REQUIRED TASK:
Set down word for word the lines running from the line with "Write the Apache ECharts code for this chart." to the line with "var seriesNames = ['Ni', 'Ni\u2013H'];", ends included. Skip every picture.

AVAILABLE RECORDS:
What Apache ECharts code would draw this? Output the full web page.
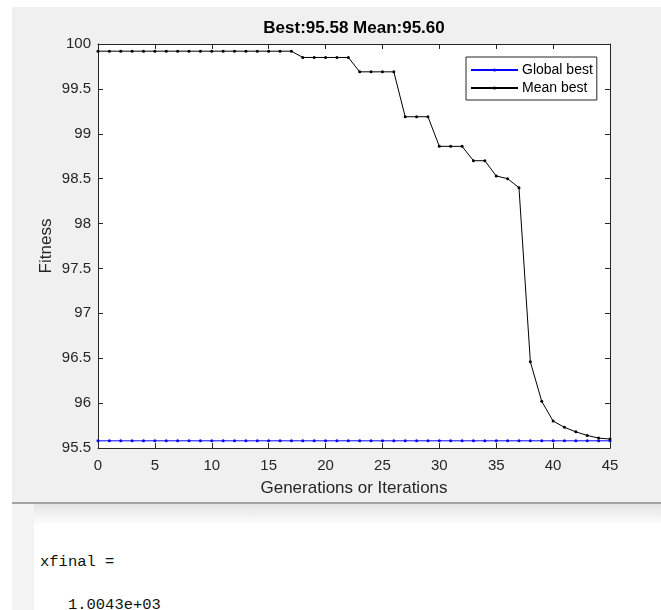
<!DOCTYPE html>
<html>
<head>
<meta charset="utf-8">
<script src="https://cdn.jsdelivr.net/npm/echarts@6/dist/echarts.min.js"></script>
<style>
  html, body { margin: 0; padding: 0; background: #fff; width: 661px; height: 610px; overflow: hidden; }
  #panel { position: absolute; left: 12px; top: 7px; width: 649px; height: 496px; background: #f0f0f0; }
  #sep { position: absolute; left: 12px; top: 502px; width: 649px; height: 2px; background: #a4a4a4; }
  #shade { position: absolute; left: 12px; top: 504px; width: 649px; height: 22px;
           background: linear-gradient(#e4e4e4, rgba(255,255,255,0)); }
  #strip { position: absolute; left: 12px; top: 504px; width: 22px; height: 106px; background: #f3f3f3; }
  #chart { position: absolute; left: 0; top: 0; width: 661px; height: 503px; }
  .con { position: absolute; font-family: "Liberation Mono", "DejaVu Sans Mono", monospace;
         font-size: 15.5px; line-height: 16px; color: #111; white-space: pre; }
</style>
</head>
<body>
<div id="panel"></div>
<div id="sep"></div>
<div id="shade"></div>
<div id="strip"></div>
<div id="chart"></div>
<div class="con" style="left:40px; top:554px;">xfinal =</div>
<div class="con" style="left:40px; top:597px;">   1.0043e+03</div>
<script>
// generations (x values)
var generations = [0, 1, 2, 3, 4, 5, 6, 7, 8, 9, 10, 11, 12, 13, 14, 15, 16, 17, 18, 19, 20, 21, 22,
                   23, 24, 25, 26, 27, 28, 29, 30, 31, 32, 33, 34, 35, 36, 37, 38, 39, 40, 41, 42, 43, 44, 45];
// global best fitness
var globalBest = [95.58, 95.58, 95.58, 95.58, 95.58, 95.58, 95.58, 95.58, 95.58, 95.58, 95.58, 95.58,
                  95.58, 95.58, 95.58, 95.58, 95.58, 95.58, 95.58, 95.58, 95.58, 95.58, 95.58, 95.58,
                  95.58, 95.58, 95.58, 95.58, 95.58, 95.58, 95.58, 95.58, 95.58, 95.58, 95.58, 95.58,
                  95.58, 95.58, 95.58, 95.58, 95.58, 95.58, 95.58, 95.58, 95.58, 95.58];
// mean best fitness
var meanBest = [99.92, 99.92, 99.92, 99.92, 99.92, 99.92, 99.92, 99.92, 99.92, 99.92, 99.92, 99.92,
                99.92, 99.92, 99.92, 99.92, 99.92, 99.92, 99.85, 99.85, 99.85, 99.85, 99.85, 99.69,
                99.69, 99.69, 99.69, 99.19, 99.19, 99.19, 98.86, 98.86, 98.86, 98.70, 98.70, 98.53,
                98.50, 98.40, 96.46, 96.02, 95.80, 95.73, 95.68, 95.64, 95.61, 95.60];
var seriesNames = ['Global best', 'Mean best'];
var titleText = 'Best:95.58 Mean:95.60';

function pairs(ys) {
	var out = [];
	for (var i = 0; i < generations.length; i++) {
		out.push([generations[i], ys[i]]);
	}
	return out;
}

var axisColor = '#262626';
var font = '"Liberation Sans", Arial, sans-serif';

// box axes: ticks inside on all 4 sides
function boxAxis(extra) {
	var a = {
		axisLine: {show: true, onZero: false, lineStyle: {color: axisColor, width: 1}},
		axisTick: {show: true, inside: true, length: 5, lineStyle: {color: axisColor}},
		splitLine: {show: false},
		axisLabel: {show: false}
	};
	for (var k in extra) a[k] = extra[k];
	return a;
}

var chart = echarts.init(document.getElementById('chart'));
chart.setOption({
	backgroundColor: 'transparent',
	animation: false,
	title: {
		text: titleText,
		left: 354,
		top: 20,
		padding: 0,
		textAlign: 'center',
		textStyle: {fontFamily: font, fontSize: 17, fontWeight: 'bold', color: '#000'}
	},
	grid: {left: 98, top: 44, width: 512, height: 404, show: true, backgroundColor: '#fff', borderWidth: 0},
	legend: {
		data: seriesNames,
		orient: 'vertical',
		left: 466,
		top: 57,
		padding: [6, 4, 5, 4],
		itemWidth: 47,
		itemHeight: 4,
		itemGap: 4,
		backgroundColor: '#fff',
		borderColor: axisColor,
		borderWidth: 1,
		borderRadius: 0,
		textStyle: {fontFamily: font, fontSize: 14, color: '#000', padding: [0, 0, 0, -1]}
	},
	xAxis: [
		boxAxis({
			type: 'value', min: 0, max: 45, interval: 5, position: 'bottom',
			axisLabel: {show: true, fontFamily: font, fontSize: 15, color: axisColor, margin: 10},
			name: 'Generations or Iterations', nameLocation: 'middle', nameGap: 32,
			nameTextStyle: {fontFamily: font, fontSize: 17, color: axisColor}
		}),
		boxAxis({type: 'value', min: 0, max: 45, interval: 5, position: 'top'})
	],
	yAxis: [
		boxAxis({
			type: 'value', min: 95.5, max: 100, interval: 0.5, position: 'left',
			axisLabel: {show: true, fontFamily: font, fontSize: 15, color: axisColor, margin: 7},
			name: 'Fitness', nameLocation: 'middle', nameGap: 43, nameMoveOverlap: false,
			nameTextStyle: {fontFamily: font, fontSize: 17, color: axisColor}
		}),
		boxAxis({type: 'value', min: 95.5, max: 100, interval: 0.5, position: 'right'})
	],
	series: [
		{
			name: seriesNames[0],
			type: 'line',
			data: pairs(globalBest),
			symbol: 'circle',
			symbolSize: 3,
			showAllSymbol: true,
			lineStyle: {color: '#0000ff', width: 1},
			itemStyle: {color: '#0000ff'},
			emphasis: {disabled: true}
		},
		{
			name: seriesNames[1],
			type: 'line',
			data: pairs(meanBest),
			symbol: 'circle',
			symbolSize: 3,
			showAllSymbol: true,
			lineStyle: {color: '#000', width: 1},
			itemStyle: {color: '#000'},
			emphasis: {disabled: true}
		}
	]
});
</script>
</body>
</html>
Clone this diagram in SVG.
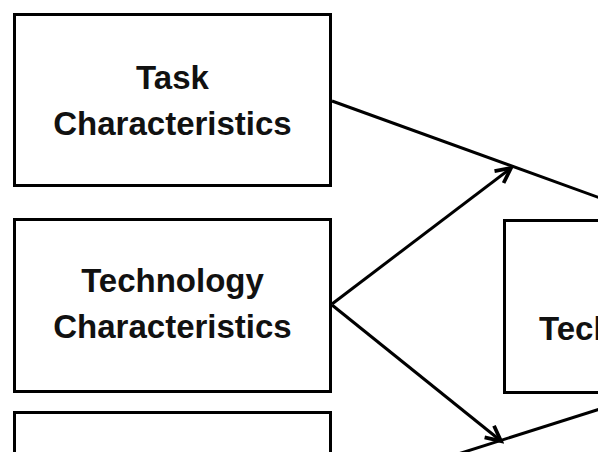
<svg xmlns="http://www.w3.org/2000/svg" width="598" height="452" viewBox="0 0 598 452">
<style>
.box{fill:#fff;stroke:#000;stroke-width:3}
.lbl{font-family:"Liberation Sans",Arial,sans-serif;font-weight:bold;font-size:33px;fill:#111;text-anchor:middle}
.edge{fill:none;stroke:#000;stroke-width:3}
</style>
<defs>
<marker id="arr" markerUnits="userSpaceOnUse" markerWidth="20" markerHeight="20" refX="13" refY="7" orient="auto" viewBox="0 0 16 14">
<path d="M1,1 L13,7 L1,13" fill="none" stroke="#000" stroke-width="3"/>
</marker>
</defs>
<rect width="598" height="452" fill="#fff"/>
<g id="connectors">
<path class="edge" d="M332,101 L600,198"/>
<path class="edge" d="M332,304 L511,168" marker-end="url(#arr)"/>
<path class="edge" d="M332,305 L501,441" marker-end="url(#arr)"/>
<path class="edge" d="M458,454 L600,409"/>
</g>
<g id="task">
<rect class="box" x="14.5" y="14.5" width="316" height="171"/>
<text class="lbl" x="172.5" y="89">Task</text>
<text class="lbl" x="172.5" y="135">Characteristics</text>
</g>
<g id="technology">
<rect class="box" x="14.5" y="219.5" width="316" height="172"/>
<text class="lbl" x="172.5" y="292">Technology</text>
<text class="lbl" x="172.5" y="338">Characteristics</text>
</g>
<g id="third">
<rect class="box" x="14.5" y="412.5" width="316" height="60"/>
</g>
<g id="fit">
<rect class="box" x="504.5" y="220.5" width="120" height="172"/>
<text class="lbl" x="539" y="340" style="text-anchor:start">Tech</text>
</g>
</svg>
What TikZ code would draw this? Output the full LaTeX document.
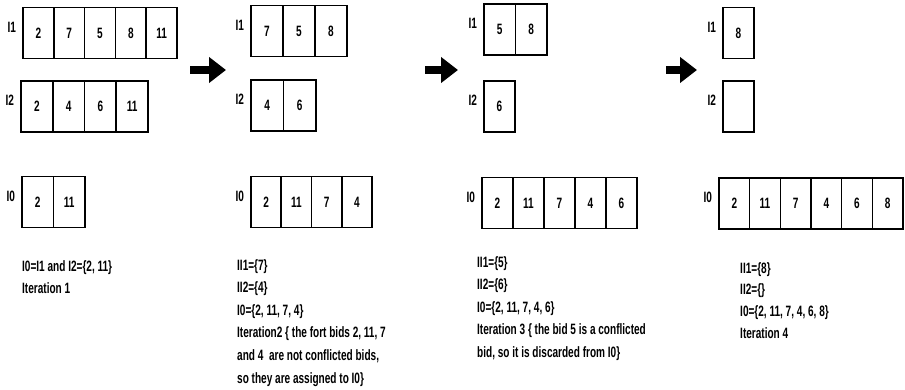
\documentclass[tikz,border=0pt]{standalone}
\usepackage{fontspec}
\setmainfont{Liberation Sans}[FakeStretch=0.67]
\usetikzlibrary{arrows.meta}
\begin{document}
\begin{tikzpicture}[x=1pt,y=-1pt,
  txt/.style={font=\fontsize{15}{17}\selectfont\bfseries, inner sep=0pt},
  cell/.style={draw, line width=1.6pt, txt, minimum height=51pt},
  lab/.style={txt, anchor=east, xshift=-6pt, yshift=6pt},
  line/.style={txt, anchor=base west},
  blockarrow/.style={line width=8pt, -{Triangle[length=17pt,width=25pt]}}]
\useasboundingbox (0,0) rectangle (905,390);

% ---------- Iteration 1 ----------
\foreach \v [count=\i] in {2,7,5,8,11}
  \node[cell, minimum width=30.8pt] (p1a\i) at ({23+30.8*(\i-0.5)},33) {\v};
\foreach \v [count=\i] in {2,4,6,11}
  \node[cell, minimum width=31.75pt] (p1b\i) at ({21+31.75*(\i-0.5)},106.5) {\v};
\foreach \v [count=\i] in {2,11}
  \node[cell, minimum width=31.5pt] (p1c\i) at ({22+31.5*(\i-0.5)},202) {\v};
\node[lab] (p1la) at (p1a1.west) {I1};
\node[lab] (p1lb) at (p1b1.west) {I2};
\node[lab] (p1lc) at (p1c1.west) {I0};
\foreach \t [count=\i] in {{I0=I1 and I2=\{2, 11\}}, Iteration 1}
  \node[line] (p1t\i) at (22,{271+22*(\i-1)}) {\t};

% ---------- Iteration 2 ----------
\foreach \v [count=\i] in {7,5,8}
  \node[cell, minimum width=32pt] (p2a\i) at ({251+32*(\i-0.5)},31) {\v};
\foreach \v [count=\i] in {4,6}
  \node[cell, minimum width=32.5pt] (p2b\i) at ({251+32.5*(\i-0.5)},105.5) {\v};
\foreach \v [count=\i] in {2,11,7,4}
  \node[cell, minimum width=30.25pt] (p2c\i) at ({251+30.25*(\i-0.5)},202) {\v};
\node[lab] (p2la) at (p2a1.west) {I1};
\node[lab] (p2lb) at (p2b1.west) {I2};
\node[lab] (p2lc) at (p2c1.west) {I0};
\foreach \t [count=\i] in {II1=\{7\}, II2=\{4\}, {I0=\{2, 11, 7, 4\}},
    {Iteration2 \{ the fort bids 2, 11, 7}, {and 4\ \ are not conflicted bids,},
    so they are assigned to I0\}}
  \node[line] (p2t\i) at (237,{270+22.6*(\i-1)}) {\t};

% ---------- Iteration 3 ----------
\foreach \v [count=\i] in {5,8}
  \node[cell, minimum width=31.5pt] (p3a\i) at ({484+31.5*(\i-0.5)},29.5) {\v};
\node[cell, minimum width=31pt] (p3b1) at (499.5,106.5) {6};
\foreach \v [count=\i] in {2,11,7,4,6}
  \node[cell, minimum width=31pt] (p3c\i) at ({482+31*(\i-0.5)},203) {\v};
\node[lab] (p3la) at (p3a1.west) {I1};
\node[lab] (p3lb) at (p3b1.west) {I2};
\node[lab] (p3lc) at (p3c1.west) {I0};
\foreach \t [count=\i] in {II1=\{5\}, II2=\{6\}, {I0=\{2, 11, 7, 4, 6\}},
    {Iteration 3 \{ the bid 5 is a conflicted}, {bid, so it is discarded from I0\}}}
  \node[line] (p3t\i) at (477,{267+22.5*(\i-1)}) {\t};

% ---------- Iteration 4 ----------
\node[cell, minimum width=31pt] (p4a1) at (738.5,33) {8};
\node[cell, minimum width=31pt] (p4b1) at (738.5,106.5) {};
\foreach \v [count=\i] in {2,11,7,4,6,8}
  \node[cell, minimum width=30.67pt] (p4c\i) at ({719+30.67*(\i-0.5)},203.5) {\v};
\node[lab] (p4la) at (p4a1.west) {I1};
\node[lab] (p4lb) at (p4b1.west) {I2};
\node[lab] (p4lc) at (p4c1.west) {I0};
\foreach \t [count=\i] in {II1=\{8\}, II2=\{\}, {I0=\{2, 11, 7, 4, 6, 8\}}, Iteration 4}
  \node[line] (p4t\i) at (740,{273+21.7*(\i-1)}) {\t};

% ---------- arrows between iterations ----------
\coordinate (ar1s) at (190,70);  \coordinate (ar1e) at (226,70);
\coordinate (ar2s) at (425,70);  \coordinate (ar2e) at (458,70);
\coordinate (ar3s) at (666,70);  \coordinate (ar3e) at (697,70);
\draw[blockarrow] (ar1s) -- (ar1e);
\draw[blockarrow] (ar2s) -- (ar2e);
\draw[blockarrow] (ar3s) -- (ar3e);
\end{tikzpicture}
\end{document}
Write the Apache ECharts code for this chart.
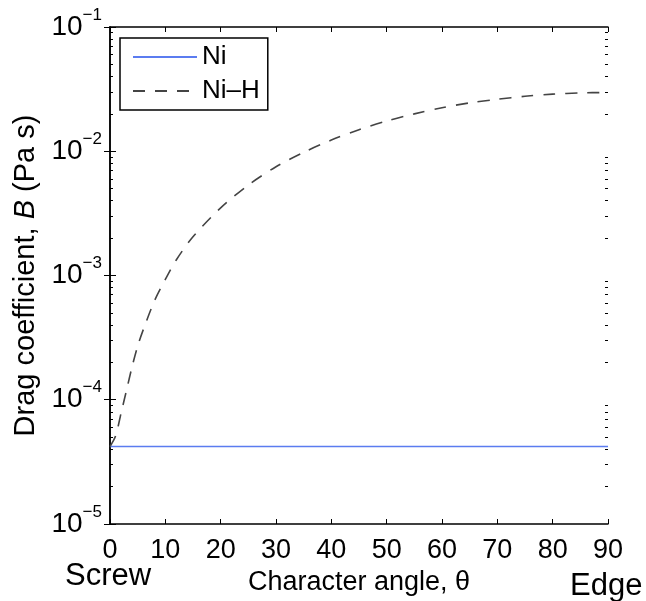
<!DOCTYPE html>
<html>
<head>
<meta charset="utf-8">
<script src="https://cdn.jsdelivr.net/npm/echarts@6/dist/echarts.min.js"></script>
<style>
html,body{margin:0;padding:0;background:#fff;}
#chart{width:646px;height:601px;}
</style>
</head>
<body>
<div id="chart"></div>
<script>
// ---- data ----
var angleNi = [0, 90];
var dragNi = [4.2e-5, 4.2e-5];

var angleNiH = [0, 1, 2, 3, 4, 5, 6, 8, 10, 12, 15, 20, 25, 30, 35, 40, 45, 50, 55, 60, 65, 70, 75, 80, 85, 90];
var dragNiH = [4.2e-5, 5.1e-5, 7.8e-5, 1.2e-4, 1.85e-4, 2.7e-4, 3.65e-4, 6.2e-4, 9.3e-4, 1.34e-3, 2.05e-3,
               3.5e-3, 5.35e-3, 7.5e-3, 9.8e-3, 1.23e-2, 1.49e-2, 1.75e-2, 2.0e-2, 2.24e-2, 2.45e-2,
               2.62e-2, 2.77e-2, 2.88e-2, 2.95e-2, 2.97e-2];

var xTicks = [0, 10, 20, 30, 40, 50, 60, 70, 80, 90];
var yDecades = [-5, -4, -3, -2, -1];
var minorMantissas = [2, 3, 4, 5, 6, 7, 8, 9];

var seriesNames = ['Ni', 'Ni\u2013H'];

// ---- build ----
function pairs(xs, ys) { return xs.map(function (x, i) { return [x, ys[i]]; }); }
// minor tick positions expressed as log10 values (for a linear helper axis spanning the same decades)
var minorLog = [];
for (var d = 0; d < yDecades.length - 1; d++) {
  for (var m = 0; m < minorMantissas.length; m++) {
    minorLog.push(yDecades[d] + Math.log(minorMantissas[m]) / Math.LN10);
  }
}
var FONT = '"Liberation Sans", Arial, Helvetica, sans-serif';
var dMin = yDecades[0], dMax = yDecades[yDecades.length - 1];
var yMin = Math.pow(10, dMin), yMax = Math.pow(10, dMax);

function minorAxis(pos) {
  return {
    type: 'value', min: dMin, max: dMax, position: pos,
    splitLine: { show: false },
    axisLine: { show: false },
    axisLabel: { show: false },
    axisTick: { show: true, inside: true, length: 3, customValues: minorLog, lineStyle: { color: '#000', width: 1 } }
  };
}

var chart = echarts.init(document.getElementById('chart'), null, { renderer: 'canvas' });
var option = {
  backgroundColor: '#fff',
  animation: false,
  textStyle: { fontFamily: FONT },
  title: [
    { text: 'Screw', left: 65, top: 561, textStyle: { fontSize: 31, fontWeight: 'normal', color: '#000', fontFamily: FONT }, padding: 0 },
    { text: 'Edge', left: 570, top: 571, textStyle: { fontSize: 31, fontWeight: 'normal', color: '#000', fontFamily: FONT }, padding: 0 }
  ],
  grid: { left: 110, right: 38, top: 27, bottom: 77, containLabel: false },
  legend: {
    orient: 'vertical', left: 120, top: 38,
    data: seriesNames,
    borderColor: '#000', borderWidth: 1.5, borderRadius: 0,
    padding: [6, 8, 6, 12],
    itemWidth: 64, itemHeight: 20, itemGap: 8,
    itemStyle: { opacity: 0 },
    textStyle: { fontSize: 26, color: '#000', fontFamily: FONT, lineHeight: 26 }
  },
  xAxis: [
    {
      type: 'value', min: xTicks[0], max: xTicks[xTicks.length - 1], interval: 10, position: 'bottom',
      name: 'Character angle, \u03b8', nameLocation: 'middle', nameGap: 29,
      nameTextStyle: { fontSize: 27, color: '#000', fontFamily: FONT },
      axisLine: { show: true, lineStyle: { color: '#000', width: 1.5 } },
      axisTick: { show: true, inside: true, length: 5, lineStyle: { color: '#000', width: 1 } },
      axisLabel: { fontSize: 27, color: '#000', margin: 13, fontFamily: FONT },
      splitLine: { show: false }
    },
    {
      type: 'value', min: xTicks[0], max: xTicks[xTicks.length - 1], interval: 10, position: 'top',
      axisLine: { show: true, lineStyle: { color: '#000', width: 1.5 } },
      axisTick: { show: true, inside: true, length: 5, lineStyle: { color: '#000', width: 1 } },
      axisLabel: { show: false },
      splitLine: { show: false }
    }
  ],
  yAxis: [
    {
      type: 'log', logBase: 10, min: yMin, max: yMax, position: 'left',
      name: 'Drag coefficient, {i|B} (Pa s)', nameLocation: 'middle', nameGap: 66, nameRotate: 90,
      nameTextStyle: { fontSize: 29, color: '#000', fontFamily: FONT,
        rich: { i: { fontSize: 29, fontStyle: 'italic', color: '#000', fontFamily: FONT } } },
      splitLine: { show: false },
      axisLine: { show: true, lineStyle: { color: '#000', width: 1.5 } },
      axisTick: { show: true, inside: true, length: 6, lineStyle: { color: '#000', width: 1 } },
      axisLabel: {
        margin: 8, color: '#000',
        formatter: function (v) {
          var e = Math.round(Math.log(v) / Math.LN10);
          return '{b|10}{s|' + (e < 0 ? '\u2212' : '') + Math.abs(e) + '}';
        },
        rich: {
          b: { fontSize: 28, color: '#000', fontFamily: FONT },
          s: { fontSize: 17, color: '#000', fontFamily: FONT, padding: [0, 0, 24, 0] }
        }
      }
    },
    {
      type: 'log', logBase: 10, min: yMin, max: yMax, position: 'right',
      splitLine: { show: false },
      axisLine: { show: true, lineStyle: { color: '#000', width: 1.5 } },
      axisTick: { show: true, inside: true, length: 6, lineStyle: { color: '#000', width: 1 } },
      axisLabel: { show: false }
    },
    minorAxis('left'),
    minorAxis('right')
  ],
  series: [
    {
      name: seriesNames[0], type: 'line', xAxisIndex: 0, yAxisIndex: 0,
      data: pairs(angleNi, dragNi), showSymbol: false, symbol: 'none',
      lineStyle: { color: '#5b7cf0', width: 1.6 }, itemStyle: { color: '#5b7cf0' }
    },
    {
      name: seriesNames[1], type: 'line', xAxisIndex: 0, yAxisIndex: 0,
      data: pairs(angleNiH, dragNiH), showSymbol: false, symbol: 'none', smooth: 0.3,
      lineStyle: { color: '#444', width: 1.6, type: [12, 10] }, itemStyle: { color: '#444' }
    }
  ]
};
chart.setOption(option);
</script>
</body>
</html>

OUTPUT:
Write the Apache ECharts code for this chart.
<!DOCTYPE html>
<html>
<head>
<meta charset="utf-8">
<script src="https://cdn.jsdelivr.net/npm/echarts@6/dist/echarts.min.js"></script>
<style>
html,body{margin:0;padding:0;background:#fff;}
#chart{width:646px;height:601px;}
</style>
</head>
<body>
<div id="chart"></div>
<script>
// ---- data ----
var angleNi = [0, 90];
var dragNi = [4.2e-5, 4.2e-5];

var angleNiH = [0, 1, 2, 3, 4, 5, 6, 8, 10, 12, 15, 20, 25, 30, 35, 40, 45, 50, 55, 60, 65, 70, 75, 80, 85, 90];
var dragNiH = [4.2e-5, 5.1e-5, 7.8e-5, 1.2e-4, 1.85e-4, 2.7e-4, 3.65e-4, 6.2e-4, 9.3e-4, 1.34e-3, 2.05e-3,
               3.5e-3, 5.35e-3, 7.5e-3, 9.8e-3, 1.23e-2, 1.49e-2, 1.75e-2, 2.0e-2, 2.24e-2, 2.45e-2,
               2.62e-2, 2.77e-2, 2.88e-2, 2.95e-2, 2.97e-2];

var xTicks = [0, 10, 20, 30, 40, 50, 60, 70, 80, 90];
var yDecades = [-5, -4, -3, -2, -1];
var minorMantissas = [2, 3, 4, 5, 6, 7, 8, 9];

var seriesNames = ['Ni', 'Ni\u2013H'];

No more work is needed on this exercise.